40 anos de eleições diretas para a Reitoria da UFSC: relembre a história e a participação da Apufsc

A consulta democrática foi uma reivindicação do movimento docente, de técnicos-administrativos e de estudantes

Em 2023 completaram-se 40 anos das primeiras eleições diretas e paritárias para a escolha de reitores da Universidade Federal de Santa Catarina (UFSC). Aquele momento da história teve o envolvimento de movimentos que começavam a se consolidar e atuavam diretamente no ambiente universitário, como a criação da então Associação dos Professores da UFSC, hoje Sindicato dos Professores e Professoras das Universidades Federais de Santa Catarina (Apufsc-Sindical) anos antes, em 1975. O site “UFSC: 60 anos de excelência” relembra aquela eleição da seguinte forma:

“Em 1983, a UFSC iniciava o processo de escolha do novo reitor. Reivindicação dos movimentos estudantis e de servidores, a consulta democrática para escolher o reitor começou com a votação da comunidade universitária, nos dias 10 e 11 de novembro daquele ano. Em abril de 1984, o Jornal Universitário abordava a nomeação do novo reitor, enquanto a UFSC aguardava que o presidente da República referendasse a escolha da comunidade universitária. ‘Houve uma participação maciça. Foi uma eleição igual a qualquer outra, precedida de campanhas, comícios e promessas. A exceção: foi limpa e transcorreu em alto nível’, diz a edição do jornal. Os mais votados, pela ordem, foram: Rodolfo Pinto da Luz, Oswaldo de Oliveira Maciel, Alvaro Reinaldo de Souza, Alzira Hessmann Dutra, Arno Bollmann e Ana Maria Beck. O processo de escolha foi paritário, com peso de um terço para cada categoria (docente, técnico e discente)”.
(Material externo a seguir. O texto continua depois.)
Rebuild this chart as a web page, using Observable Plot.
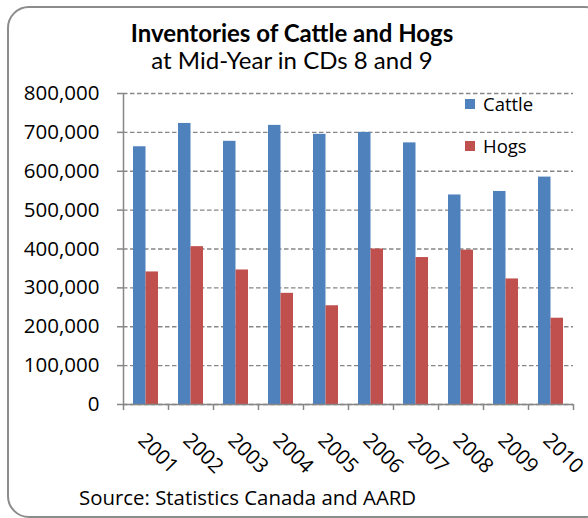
<!DOCTYPE html>
<html>
<head>
<meta charset="utf-8">
<script src="https://cdn.jsdelivr.net/npm/d3@7"></script>
<script src="https://cdn.jsdelivr.net/npm/@observablehq/plot@0.6"></script>
<style>
  html, body { margin: 0; padding: 0; background: #fff; }
  #chart { position: relative; width: 588px; height: 518px; overflow: hidden;
           font-family: "Open Sans", Lato, sans-serif; color: #000; }
  .frame { position: absolute; left: 7px; top: 6px; width: 600px; height: 512px;
           border: 2px solid #8c8c8c; border-radius: 22px; box-sizing: border-box; }
  .title, .subtitle { position: absolute; left: 0; width: 584px; text-align: center;
                      line-height: 24px; white-space: nowrap; }
  .title { top: 21px; font-family: Lato, sans-serif; font-size: 24px; font-weight: 700; }
  .subtitle { top: 48px; font-family: Lato, sans-serif; font-size: 24px; }
  .caption { position: absolute; left: 79px; top: 487px; font-size: 20.4px; line-height: 20.4px; white-space: nowrap; }
  #plot { position: absolute; left: 0; top: 80px; }
  .legend { position: absolute; left: 465px; font-size: 18.5px; line-height: 18.5px; white-space: nowrap; }
  .legend .sw { position: absolute; left: 0; width: 10px; height: 10px; }
  .legend span.lab { position: absolute; left: 18px; top: 0; }
</style>
</head>
<body>
<div id="chart">
  <div class="frame"></div>
  <div class="title">Inventories of Cattle and Hogs</div>
  <div class="subtitle">at Mid-Year in CDs 8 and 9</div>
  <div id="plot"></div>
  <div id="legend"></div>
  <div class="caption">Source: Statistics Canada and AARD</div>
</div>
<script>
// Mid-year inventories (head) by year
const years = ["2001", "2002", "2003", "2004", "2005", "2006", "2007", "2008", "2009", "2010"];
const cattle = [663000, 723000, 677000, 718000, 695000, 700000, 673000, 539000, 548000, 585000];
const hogs = [341000, 406000, 346000, 286000, 254000, 400000, 378000, 397000, 323000, 222000];
const series = ["Cattle", "Hogs"];
const colors = ["#4F81BD", "#C0504D"];
const yTicks = [0, 100000, 200000, 300000, 400000, 500000, 600000, 700000, 800000];

const rows = years.map((year, i) => ({year, cattle: cattle[i], hogs: hogs[i]}));

const W = 588, H = 400, ml = 123, mr = 15, mt = 13, mb = 76;
const step = (W - ml - mr) / years.length;   // width of one year band
const barW = 12.5;                            // width of each bar in a pair
const gray = "#868686";
const labelFont = "'Open Sans', Lato, sans-serif";

const chart = Plot.plot({
  width: W,
  height: H,
  marginLeft: ml,
  marginRight: mr,
  marginTop: mt,
  marginBottom: mb,
  style: {fontFamily: labelFont, fontSize: "20.5px", color: "#000", background: "transparent", overflow: "visible"},
  x: {type: "band", domain: years, padding: 0, axis: null, label: null},
  y: {domain: [0, 800000], axis: null, label: null},
  marks: [
    Plot.gridY(yTicks, {stroke: gray, strokeOpacity: 1, strokeWidth: 1.3, strokeDasharray: "4.5,2.5"}),
    Plot.barY(rows, {x: "year", y: "cattle", fill: colors[0], insetLeft: step / 2 - barW, insetRight: step / 2}),
    Plot.barY(rows, {x: "year", y: "hogs", fill: colors[1], insetLeft: step / 2, insetRight: step / 2 - barW}),
    // axis lines
    Plot.ruleY([0], {stroke: gray, strokeWidth: 1.5}),
    Plot.ruleX([years[0]], {dx: -step / 2, stroke: gray, strokeWidth: 1.5}),
    // y axis ticks and labels
    Plot.axisY(yTicks, {tickSize: 6, tickPadding: 18, tickFormat: d3.format(","), stroke: gray, strokeWidth: 1.5, fontSize: 20.5, label: null}),
    // x axis ticks sit between the year bands
    Plot.axisX(years, {tickSize: 6, dx: -step / 2, stroke: gray, strokeWidth: 1.5, fill: "none", label: null}),
    Plot.axisX([years[years.length - 1]], {tickSize: 6, dx: step / 2, stroke: gray, strokeWidth: 1.5, fill: "none", label: null}),
    // rotated year labels
    Plot.text(years, {x: d => d, frameAnchor: "bottom", rotate: 45, textAnchor: "start", lineAnchor: "bottom", dx: -9, dy: 37, fontSize: 20.5, fill: "#000"})
  ]
});
document.getElementById("plot").appendChild(chart);

// legend
const legend = document.getElementById("legend");
const legendTops = [94.5, 136.5];
series.forEach((name, i) => {
  const item = document.createElement("div");
  item.className = "legend";
  item.style.top = legendTops[i] + "px";
  item.innerHTML = `<div class="sw" style="top:4px;background:${colors[i]}"></div><span class="lab">${name}</span>`;
  legend.appendChild(item);
});
</script>
</body>
</html>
Ainda segundo o site, após a consulta, a lista foi homologada pelo Colégio Eleitoral, formado pelos membros dos três Conselhos da Universidade – o Conselho Universitário (CUn), o Conselho de Ensino, Pesquisa e Extensão (Cepe) e o Conselho de Curadores. “O compromisso de todos os candidatos: encampar, para reitor, o nome mais votado”, diz a matéria do JU, que entrevistou todos os candidatos e apresentou algumas promessas comuns: “a defesa do ensino público e gratuito, mais verbas, melhores salários e mais democracia”.

Mudanças no processo de escolha foram consequência do momento político

O livro “UFSC 50 anos: Trajetórias e Desafios”, organizado pela professora Roselane Neckel e pela jornalista Alita Diana Corrêa Küchler, relembra as mudanças na forma de escolha dos gestores da universidade. Até a década de 1970, os reitores eram escolhidos pelo governo militar.

Campus da UFSC na Trindade no início dos anos 1970 (Foto: Acervo Agecom/UFSC)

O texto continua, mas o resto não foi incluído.